Israeli film director, screenwriter and actor

Shira Geffen (שירה גפן; born April 30, 1971) is an Israeli actress, screenwriter, film director and children's book writer.

==Biography==
Shira Geffen was born in 1971. Her father, Yehonatan Geffen, was an author. Her brother, Aviv Geffen, is a singer. She was also the niece of film director Assi Dayan. She is married to Israeli author Etgar Keret. They have one son.

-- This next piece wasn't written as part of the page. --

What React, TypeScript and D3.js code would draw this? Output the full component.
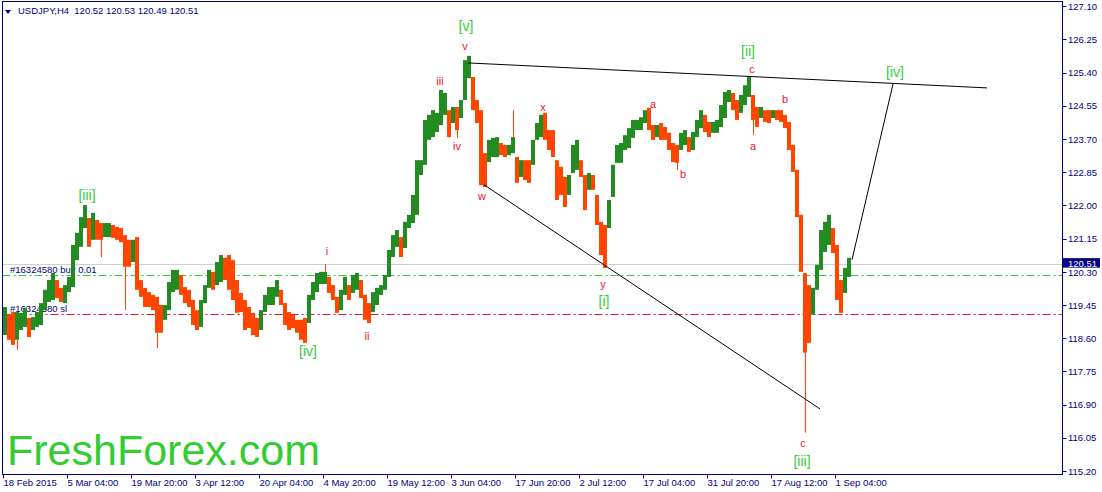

==Acting and directing career==
She has acted in a television series, BeTipul, and in films. She has also written and directed two films, Jellyfish, and Self Made. Jellyfish was written by her and directed by her husband; it won the Camera d'Or at the 2007 Cannes Film Festival. In 2014, she directed Self Made, also known as Boreg in Israel. It was presented at the Cannes Film Festival and at the Jerusalem Film Festival.

==Views and opinions==
At the 2014 Jerusalem Film Festival, she wrote a letter calling for an end to the conflict in Gaza together with Keren Yedaya and other filmmakers.

==Awards and recognition==
Geffen won First Prize at the Haifa Children's Theater Festival in 1998 and the Hadassah Prize in 2003. In 2007, Geffen and her husband Etgar Keret won the Cannes Film Festival's Camera d'Or Award for Jellyfish. The French Artists' and Writers' Guild also awarded Geffen and Keret the Best Director Award (2007).